Investors have been weighing the likelihood of a Fed increase to zero-level interest rates this month or whether recent market volatility and a somewhat hesitant US recovery will convince policymakers to push it back several months.

Rob Carnell at ING bank said: "We don't think it is sufficiently strong enough for the Fed to proceed with a September rate hike without markets worrying that the data is not good enough to support it."

Wall Street stocks also tumbled Friday on the US employment report.

Near mid-day in New York, the S&P 500 was down 1.47 percent, the Dow Jones Industrial Average fell 1.45 percent, and the Nasdaq Composite shed 1.03 percent.

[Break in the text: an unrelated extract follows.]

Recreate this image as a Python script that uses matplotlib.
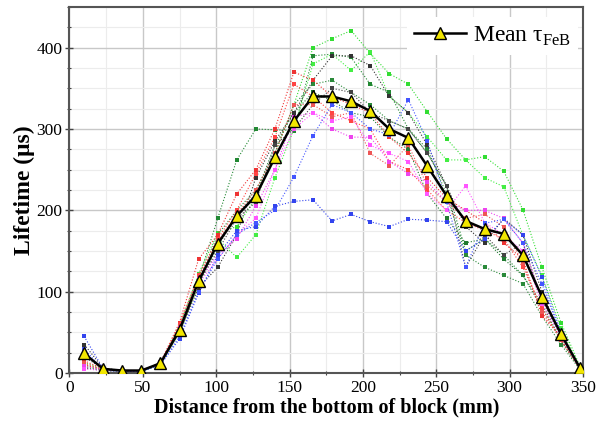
import matplotlib
matplotlib.use("Agg")
import matplotlib.pyplot as plt
from matplotlib.ticker import MultipleLocator

plt.rcParams['font.family'] = ['Liberation Serif', 'DejaVu Serif']
plt.rcParams['mathtext.fontset'] = 'custom'
plt.rcParams['mathtext.rm'] = 'Liberation Serif'
plt.rcParams['mathtext.bf'] = 'Liberation Serif:bold'

x = [10, 23, 36, 49, 62, 75, 88, 101, 114, 127, 140, 153, 166, 179, 192,
     205, 218, 231, 244, 257, 270, 283, 296, 309, 322, 335, 348]

mean_tau = [24, 5, 3, 3, 12, 53, 113, 159, 193, 218, 265, 310, 340, 340, 334,
            322, 300, 289, 254, 218, 187, 177, 171, 145, 94, 48, 6]

lime_a = [13, 4, 2, 2, 11, 58, 122, 172, 180, 215, 270, 330, 400, 411, 421,
          393, 368, 355, 321, 288, 262, 266, 248, 201, 130, 62, 8]
lime_b = [8, 3, 2, 2, 10, 50, 108, 165, 142, 170, 240, 300, 380, 392, 372,
          395, 340, 320, 290, 262, 262, 240, 229, 170, 120, 55, 6]
green_a = [10, 4, 2, 2, 12, 55, 115, 190, 262, 300, 299, 298, 390, 392, 388,
           355, 345, 300, 270, 230, 150, 165, 145, 120, 85, 40, 5]
green_b = [8, 3, 2, 2, 12, 52, 112, 170, 200, 225, 270, 330, 355, 360, 345,
           330, 310, 300, 275, 220, 145, 130, 120, 110, 70, 35, 4]
green_c = [6, 3, 2, 2, 11, 50, 110, 155, 195, 220, 280, 320, 345, 335, 320,
           315, 290, 275, 220, 190, 160, 165, 140, 120, 80, 40, 5]
black_a = [35, 6, 3, 3, 12, 50, 105, 130, 170, 240, 285, 320, 360, 390, 390,
           378, 340, 320, 280, 230, 180, 160, 190, 170, 100, 45, 5]
black_b = [20, 5, 3, 3, 12, 52, 110, 150, 190, 210, 280, 300, 330, 350, 345,
           320, 310, 300, 270, 230, 130, 170, 145, 160, 90, 45, 5]
red_a = [15, 5, 3, 3, 13, 62, 140, 170, 220, 250, 300, 370, 360, 340, 330,
         320, 290, 270, 240, 215, 200, 185, 160, 140, 70, 45, 5]
red_b = [10, 4, 3, 3, 12, 60, 120, 165, 200, 245, 290, 355, 340, 320, 310,
         300, 260, 250, 225, 200, 185, 175, 165, 130, 80, 40, 5]
red_c = [12, 4, 3, 3, 12, 58, 118, 162, 195, 225, 270, 330, 330, 315, 320,
         270, 255, 280, 230, 210, 190, 195, 180, 135, 75, 42, 5]
magenta_a = [8, 4, 3, 3, 12, 55, 115, 145, 165, 205, 250, 315, 320, 300, 290,
             290, 260, 245, 235, 210, 200, 200, 190, 160, 90, 50, 5]
magenta_b = [5, 3, 2, 2, 11, 52, 110, 140, 170, 190, 250, 300, 320, 310, 315,
             280, 270, 260, 220, 200, 230, 185, 170, 150, 85, 45, 5]
blue_a = [45, 5, 3, 2, 10, 42, 98, 145, 175, 180, 205, 211, 213, 187, 195,
          186, 180, 189, 188, 186, 150, 165, 189, 170, 118, 50, 5]
blue_b = [30, 3, 2, 2, 10, 45, 100, 140, 170, 185, 200, 241, 292, 330, 320,
          300, 293, 336, 285, 210, 130, 184, 189, 160, 110, 48, 5]

series = [
    (lime_a, '#33dd33'), (lime_b, '#44ee44'),
    (green_a, '#228833'), (green_b, '#2a8a3a'), (green_c, '#1f7a2f'),
    (black_a, '#333333'), (black_b, '#444444'),
    (red_a, '#ee3333'), (red_b, '#ff4444'), (red_c, '#ee5555'),
    (magenta_a, '#ee44ee'), (magenta_b, '#ff55ff'),
    (blue_a, '#3344ee'), (blue_b, '#4455ff'),
]

fig = plt.figure(figsize=(5.97, 4.30), dpi=100)
ax = fig.add_axes([0.1164, 0.1326, 0.8601, 0.8511])

for vals, c in series:
    ax.plot(x, vals, linestyle=':', color=c, linewidth=0.8,
            marker='s', markersize=2.2, markeredgewidth=0, zorder=2)

ax.plot(x, mean_tau, '-', color='black', linewidth=1.8, marker='^',
        markersize=8.5, markerfacecolor='#f2e600', markeredgecolor='black',
        markeredgewidth=1.0, zorder=5, label='Mean τ$_{\\mathrm{FeB}}$')

ax.set_xlim(0, 350)
ax.set_ylim(0, 450)
ax.xaxis.set_major_locator(MultipleLocator(50))
ax.xaxis.set_minor_locator(MultipleLocator(25))
ax.yaxis.set_major_locator(MultipleLocator(100))
ax.yaxis.set_minor_locator(MultipleLocator(25))

ax.grid(which='major', color='#c8c8c8', linewidth=1.0, zorder=0)
ax.grid(which='minor', color='#ececec', linewidth=0.8, zorder=0)
ax.set_axisbelow(True)

ax.tick_params(which='major', direction='inout', length=6, width=1,
               labelsize=12.5, color='#444444', pad=2)
ax.tick_params(which='minor', direction='inout', length=3, width=0.8,
               color='#444444')
for s in ax.spines.values():
    s.set_color('#555555')
    s.set_linewidth(1.5)

ax.set_xlabel('Distance from the bottom of block (mm)', fontsize=14.5,
              fontweight='bold', labelpad=1)
ax.set_ylabel('Lifetime (μs)', fontsize=17, fontweight='bold', labelpad=1)

leg = ax.legend(loc='upper right', bbox_to_anchor=(1.0, 0.985), fontsize=17,
                frameon=True, handlelength=2.2, borderaxespad=0.2,
                handletextpad=0.3, borderpad=0.3)
leg.get_frame().set_edgecolor('none')
leg.get_frame().set_facecolor('white')
leg.get_frame().set_alpha(1.0)

fig.savefig('out.png', dpi=100)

- Tokyo touches 7-month low -

Japanese stocks led a broad Asian stock slide Friday also on concerns of a US interest rate hike, with Tokyo's Nikkei index stumbling 2.15 percent to a seven-month low.

Among other Asian markets, Hong Kong gave up early gains to close 0.45 percent lower in late trade -- after returning from a one-day holiday -- while there were also losses of more than one percent in Seoul and Singapore.

However, Sydney bounced back from early selling to end 0.25 percent higher.

The euro added to its sharp drop on Thursday when it lost a cent following the ECB's pledge to step up stimulus if necessary, slipping to $1.1114 from $1.1127 late in New York.

In European securities, shares in Unicredit plunged 4.05 percent to close at 5.60 euros after leaks to the media that the Italian bank could cut some 10,000 jobs, or nearly 7 percent of its workforce. The Milan market finished down 3.18 percent.